Und eine Möglichkeit dazu, diese sinngebende Überlegenheit zu erreichen, ist die Zuwendung an Benachteiligte, an Unterdrückte, an Verfolgte.
Was im Prinzip auch ein Ergebnis der Evolution ist, weil eine Gemeinschaft in der man einander hilft, hat einen entsprechenden Selektionsvorteil.

Problematisch wird das allerdings, wenn es entsprechend übersteigert wird, siehe oben, die heilige Arbeiterklasse, der heilige Wald, die heilige Migration. Weil dann hört sich nämlich die Differenzierung auf, Betrachtungen können nicht mehr von einem relativen Blickwinkel ausgehen, es gibt im Bereich der Heiligkeiten nur noch Absolutes!

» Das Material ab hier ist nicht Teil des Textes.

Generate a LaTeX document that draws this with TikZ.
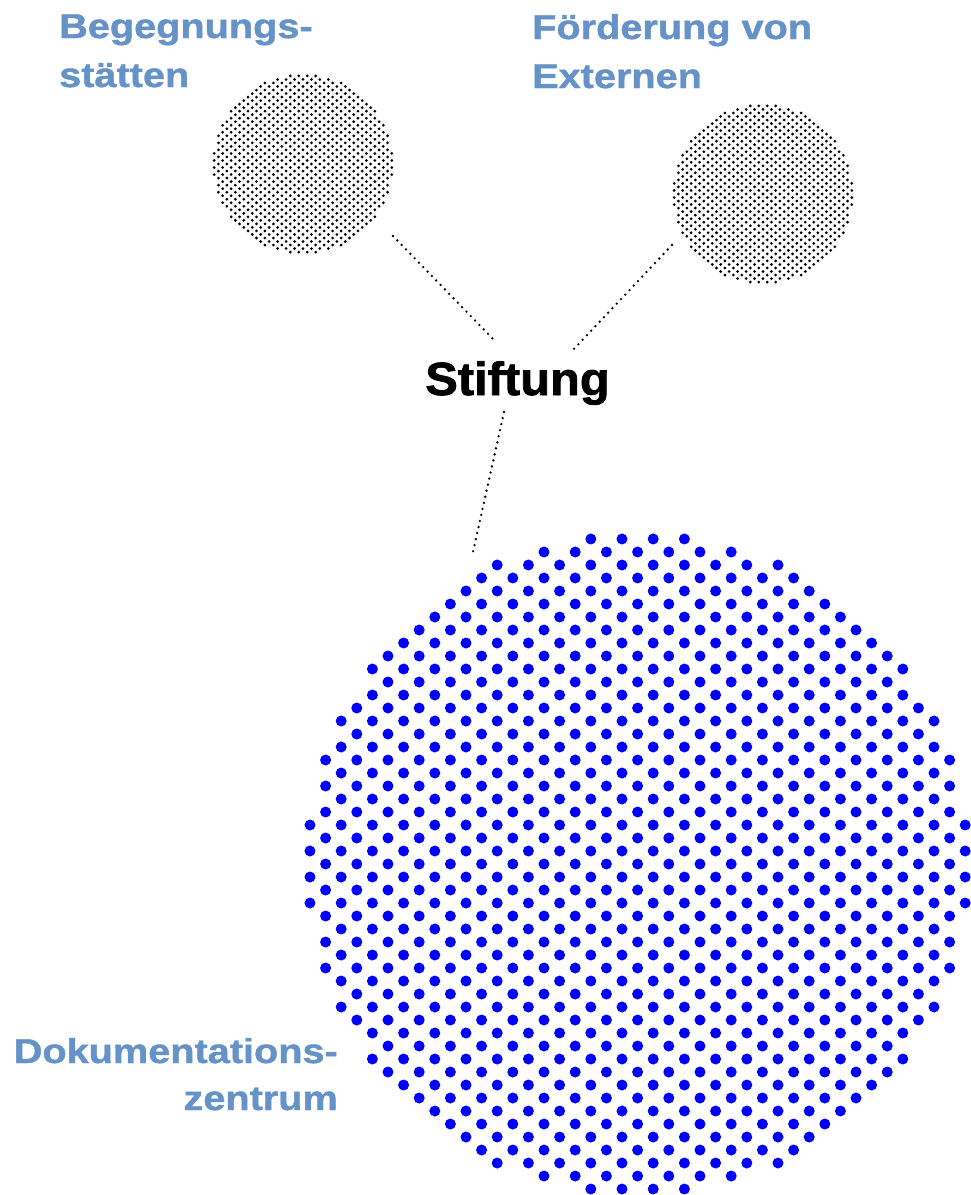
\documentclass[tikz,border=0pt]{standalone}
\usepackage{fontspec}
\setmainfont{Liberation Sans}
\newfontfamily\lblfont[UprightFont={* Bold},FakeStretch=1.15,FakeBold=1.2]{Liberation Sans}
\newfontfamily\titlefont[UprightFont={* Bold},FakeStretch=1.05,FakeBold=1.6]{Liberation Sans}
\definecolor{lblblue}{RGB}{101,146,199}
\definecolor{dotblue}{RGB}{0,0,255}
\newcommand{\dotdisc}[2]{%
  \foreach \j in {0,...,50}{%
    \foreach \k in {0,...,42}{%
      \pgfmathsetmacro\ddx{(\k-21)*0.156}%
      \pgfmathsetmacro\ddy{(\j-25)*0.13}%
      \pgfmathtruncatemacro\okdot{(mod(\j+\k,2)==0)&&(\ddx*\ddx+\ddy*\ddy<=11.0224)}%
      \ifnum\okdot=1
        \fill[#1] (\ddx*100,\ddy*100) circle (#2);
      \fi
    }%
  }%
}
\tikzset{
  lbl/.style={inner sep=0pt, text=lblblue, font=\lblfont\fontsize{34.5}{40}\selectfont},
  conn/.style={line width=2.6pt, line cap=round, dash pattern=on 0pt off 6.2pt, black},
  disc/.style={circle, inner sep=0pt, draw=none}
}
\begin{document}
\begin{tikzpicture}[x=1pt,y=-1pt]
\useasboundingbox (0,0) rectangle (970,1195);
% discs
\node[disc, minimum size=180pt] (beg) at (303,164) {};
\node[disc, minimum size=180pt] (foe) at (763,194) {};
\node[disc, minimum size=665pt] (dok) at (637.6,864) {};
\begin{scope}[shift={(303,164)}, scale=0.271]
  \dotdisc{black}{5.6}
\end{scope}
\begin{scope}[shift={(763,194)}, scale=0.271]
  \dotdisc{black}{5.6}
\end{scope}
\begin{scope}[shift={(637.6,864)}]
  \dotdisc{dotblue}{5.5}
\end{scope}
% centre label
\node[inner sep=0pt, anchor=base, font=\titlefont\fontsize{46.5}{50}\selectfont] (stift) at (517.5,395) {Stiftung};
% connectors
\coordinate (a1) at (393,236);
\coordinate (a2) at (494,340);
\coordinate (b1) at (672,245);
\coordinate (b2) at (572,351);
\coordinate (c1) at (504,412);
\coordinate (c2) at (473,552);
\draw[conn] (a1) -- (a2);
\draw[conn] (b1) -- (b2);
\draw[conn] (c1) -- (c2);
% labels
\node[lbl, anchor=base west] (beg1) at (59,38) {Begegnungs-};
\node[lbl, anchor=base west] (beg2) at (59,87) {stätten};
\node[lbl, anchor=base west] (foe1) at (532,39) {Förderung von};
\node[lbl, anchor=base west] (foe2) at (532,88) {Externen};
\node[lbl, anchor=base east] (dok1) at (338,1063) {Dokumentations-};
\node[lbl, anchor=base east] (dok2) at (338,1110) {zentrum};
\end{tikzpicture}
\end{document}
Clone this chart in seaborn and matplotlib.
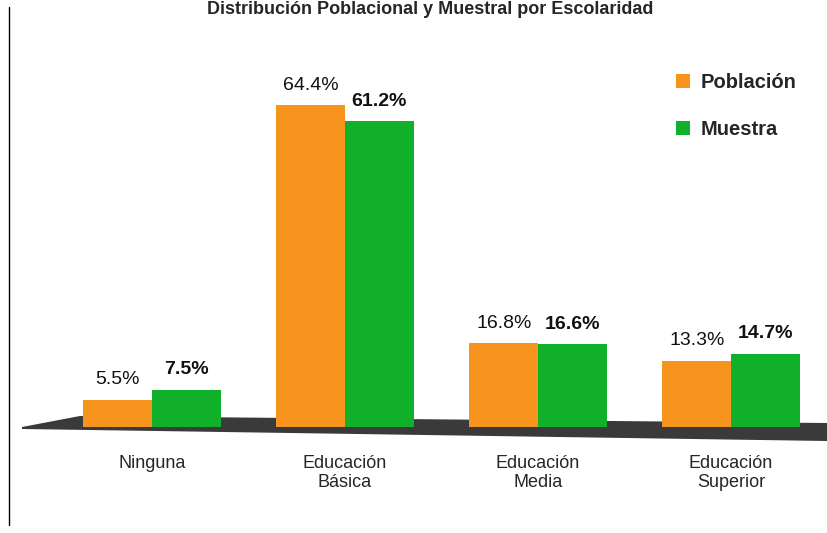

Und zu diesem ideologischen Absoluten gehört in der heiligen Migration die besondere Heiligung des Islam. Weil das ist die Kulturform, die am deutlichsten von den traditionellen Kulturformen in Europa abweicht, die daher die größten Probleme bei der Integration hat, die deutlich weniger Neigung zur Assimilation zeigt als die meisten anderen Einwanderergruppen und darum muss der heilige Islam noch heiliger sein und es wird dann faktisch zur Blasphemie, den Islam zu kritisieren.

Mit inquisitorischem Eifer wachen sich als Linke verstehende wohlsituierte Bildungsbürger darüber, dass allen das heilig sein muss, was ihnen heilig ist, damit sie ihren Höherwertigkeitskomplex voll ausleben können: Islamkritik beschädigt nämlich ihre eigene vermeintliche Hochwertigkeit, würdigt sie herab, banalisiert ihre Ansichten: das muss verunmöglicht werden, denn diese pseudolinken Leute wollen das Licht und die Wahrheit und die Herrlichkeit sein! Und diese psychische Glückseligkeit möchte man offenbar gerne zumindest mit moralischen Machtmitteln, mit einer der Gesellschaft in Sachen Islamkritik auferlegten Zensur durchsetzen!

Das musste endlich einmal gesagt werden.